The Truman Show

Lights, Camera, Action! Cogito ergo Sum

Kimberly A. Blessing

[Excerpted from Kimberly A. Blessing, “Deceit and Doubt: The Search for Truth in The Truman Show and Descartes’s Mediations,” chapter one of Movies and the Meaning of Life: Philosophers Take on Hollywood, ed. Kimberly A. Blessing and Paul J. Tudico (Peru, Illinois; Open Court Publishing Company, 2005) pp. 5–6.]

Jim Carrey as Truman Burbank

Almost four hundred years before the making of The Truman Show, French philosopher and mathematician, René Descartes (1596–1650) locks himself away in a poêl (that’s French for a stove-heated room) and begins to think.  Instead of constructing the world’s largest television studio (Guttenberg had only recently invented the printing press), Descartes imagines that the entire world external to him is a grand illusion cooked up by some clever and malicious demon.  “I will suppose…some malicious demon of the utmost power and cunning has employed all of his energies in order to deceive me.”1  Should such a demon exist, even the most simple and universal truths like ‘2 + 3 = 5’ and ‘squares have four sides’ would have to be called into question.  By the end of the first of his six Meditations on First Philosophy, Descartes is forced to conclude that

the sky, the air, the earth, colors, shapes, sounds and all external things are merely the delusions of dreams which he has devised to ensnare my judgment.  I shall consider myself as not having hands or eyes, or flesh, or blood or senses, but as falsely believing that I have all these things. (p. 15)
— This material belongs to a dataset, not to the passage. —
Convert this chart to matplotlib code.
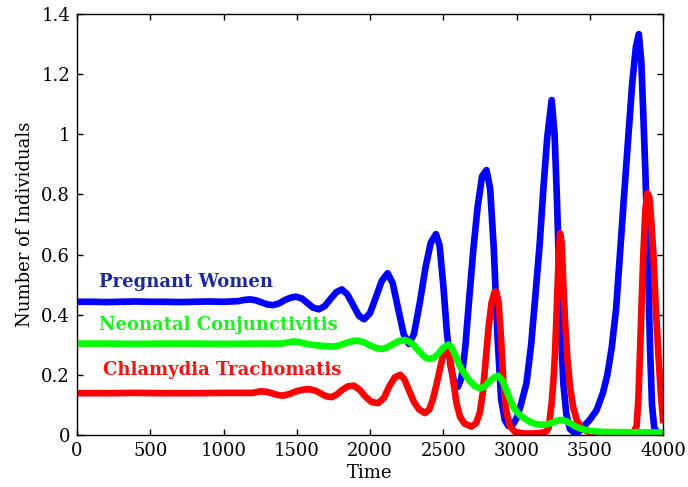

One can’t help identifying the character of Christof with Descartes’s deceiving demon, both of them master tricksters.  Whereas Descartes’s malicious demon deceives for the sake of deceiving, Christof deceives for the sake of something greater—television ratings!  He makes it so that nothing in Truman’s world is real: not his childhood, not his job, not his marriage.  Everyone…is complicit in the lie: his perky, impeccably coiffed wife Meryl (Laura Linney), a capable actress making a killing on well-timed product placements, his best friend Marlon, whose friendship with Truman comes across as perhaps the most genuine of any of his relationships, even his own mother (Holland Taylor), who guilt-trips Truman over the “accidental” death of his father.  (Christof actually had Truman’s father “die” in a boating accident, once the actor tried to let Truman in on the ruse.)  Christof even goes so far as to manufacture Truman’s fears, like his fear of water, which is used to keep him from escaping the island-set of Seahaven.

The Truman Show depicts the difficulty in maintaining such an intricate and elaborate falsehood.  Things go wrong: camera lights fall from the sky, actors don’t follow their cues, and stages and sound sets are eventually exposed.  It will take the entire movie for Truman to discover the extent to which he is being deceived.  When he does put it all together, Truman bravely confronts Christof.  Contrary to Christof’s prediction, Truman resolutely rejects the world that his adoptive father so carefully constructed for him.

In Descartes’s Meditations, Descartes was both producer and star of his own show.  Some people might see genius, others lunacy, at forcing himself to maintain such hyperbolic doubts, against his own will.2  The subsequent drama that unfolds in the Meditations has to do with wondering how Descartes will beat the demon at his own game.  Like Truman, Descartes comes to realize that there is at least one thing about which he can’t be deceived.  Truman points out that Christof could never get the camera inside of his head.  For Descartes, the Evil Demon can never make him doubt his existence as a thinking thing: “and let him deceive me as much as he can, he will never bring it about that I am nothing as long as I think that I am something…I am, I exist, is necessarily true…” (p. 17).